Неделю спустя после взятия Антверпена испанской вольницей полк Ганса был переведен в Гент. Он пришел к кузнецу проститься, но в весьма грустном настроении: оказалось, что он проигрался, и ему пришлось продать доставшееся ему драгоценное ожерелье, и у него осталось из всей добычи только серебряная игрушка, предназначавшаяся им для племянников.
XXXI
В кузнице погасили огонь в горне, и не раздавалось ни малейшего стука, так как Ульрих был тяжело болен, и всякий шум был невыносим для него. Адам это сам заметил; да ему, впрочем, и некогда было работать, так как он посвятил себя исключительно уходу за своим сыном, поднимал и переворачивал его и сменял Руфь у постели раненого, чтобы дать ей возможность отдохнуть. Он понимал, что ее нежные руки были более уместны в данной ситуации, чем его мозолистый кулак, и он предоставлял ей уход за Ульрихом, но те часы, в которые она отдыхала, были для него особенно приятны, так как тогда он оставался один возле сына, мог, не стесняясь, смотреть ему в лицо и радоваться каждой его черте, напоминавшей ему отрочество его сына, а также и… Флоретту. Нередко он целовал горячий лоб или свесившуюся руку больного, и, когда врач уходил с озабоченным лицом, он становился на колени возле постели Ульриха и горячо молился о сохранении жизни своего сына и о том, чтобы, если нужна чья-нибудь смерть, лучше бы умер он, ни для кого не нужный старик. Порой ему казалось, что Ульрих умирает, и он предавался глубокому отчаянию.
Но Руфь не теряла надежды даже в самые трудные минуты. Она не хотела верить, что Господь дал ей возможность вновь обрести после стольких лет Ульриха лишь для того, чтобы тотчас же снова лишиться его. Конец опасности был для нее равносилен началу спасения. И надежда не обманула ее: через некоторое время раненый явно пошел на поправку. Девушка не помнила себя от радости и продолжала ходить за ним с удвоенной заботливостью. Все, что он ел и пил, подавалось ему ее рукой; она угадывала малейшие его желания; она перевязывала своею маленькой ручкой его раны не хуже любого хирурга. Она, казалось, чувствовала и испытываемую им боль, и всякое облегчение этой боли. Мало-помалу лихорадка исчезла, боль уменьшилась, он стал чувствовать себя крепче и мог свободно двигаться.
Сначала Ульрих не сознавал, где находится, но затем стал узнавать Руфь и отца.
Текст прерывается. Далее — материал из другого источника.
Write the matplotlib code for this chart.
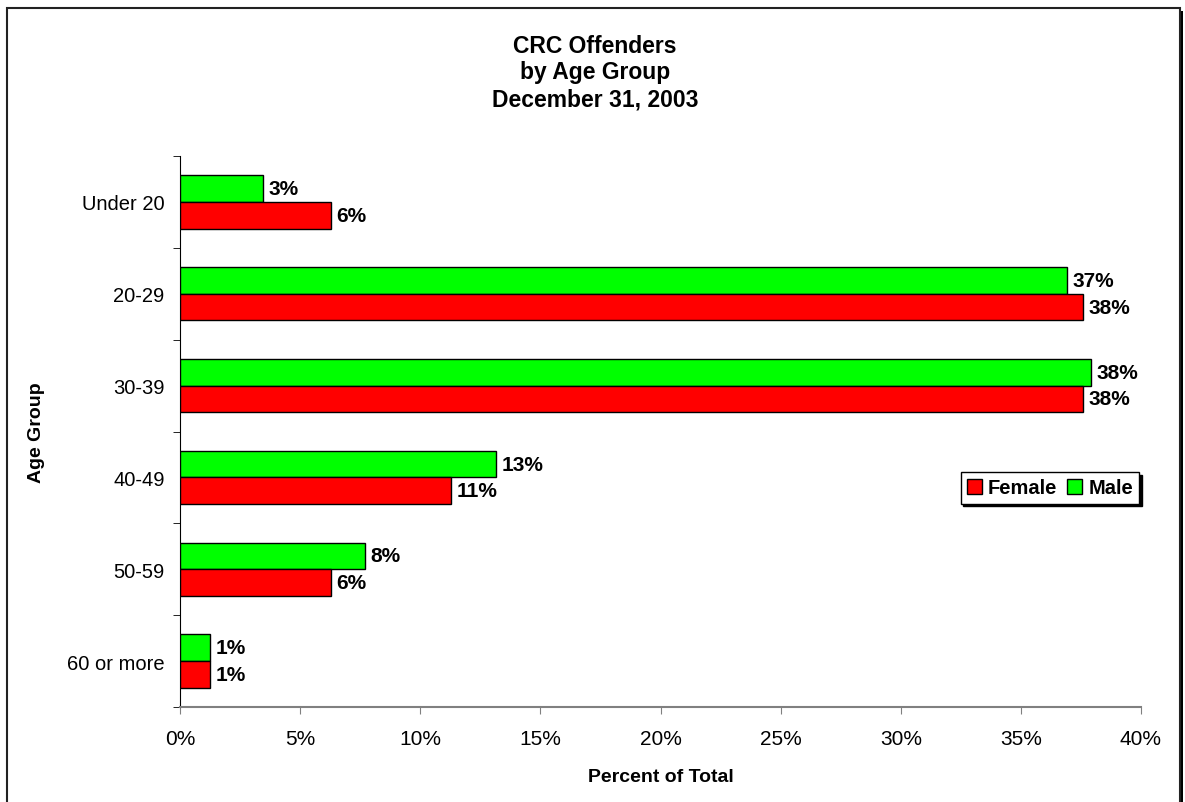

Когда она входила в комнату с чистым бельем, и он слышал запах лаванды, который так любила ее мать, ему казалось, что он перенесен в свое детство, он вспоминал ласкового и умного доктора, его немую жену, тенистые сосновые рощи своей родины, журчащие ручейки и сочные луга, переносился мыслью к тому времени, когда он вместе с Руфью слушал пение птиц, собирал ягоды, рвал цветы и просил всякие хорошие вещи у таинственного «слова». Ему казалось, что его отец теперь не только стал таким же, как и тогда, но еще ласковее, внимательнее. Муж опять превратился в мальчика, и все его прошлое согрелось веянием любви. Он был глубоко признателен Руфи за ее заботу, и, когда глядел ей в глаза, дотрагивался до ее руки, когда в ушах его раздавался звук ее мягкого, бархатистого голоса, он ощущал невыразимое блаженство. Даже всякая мелочь преисполняла его любовью. Он искал любви, чтобы насладиться ее дарами; теперь ему приятно было приносить жертвы ради любви. Он заметил, что красивое лицо Руфи омрачалось, когда черты его лица выражали ощущение боли, и он старался скрывать свои страдания и улыбаться вопреки им. Он нарочно иногда притворялся спящим, чтобы дать ей и отцу возможность отдохнуть, и, хотя его била лихорадка, он лежал совершенно тихо и не шевелился, чтобы не беспокоить эти дорогие ему существа. Любовь научила его быть сострадательным.
Он стал мало-помалу поправляться, и, когда был уже в состоянии выходить из комнаты, отец повел его сначала по всем комнатам, а затем – вниз по лестнице, во двор. Иногда он замечал, как старик потихоньку поглаживал его руку, и когда он, утомленный, возвращался в свою комнату, то садился в свое спокойное кресло и любовался цветами, которые Руфь сняла со своего окна и поставила подле него на стол.
Отец успел узнать все похождения сына, и то, что еще недавно казалось старику делом греховным и непростительным, он теперь готов был извинить.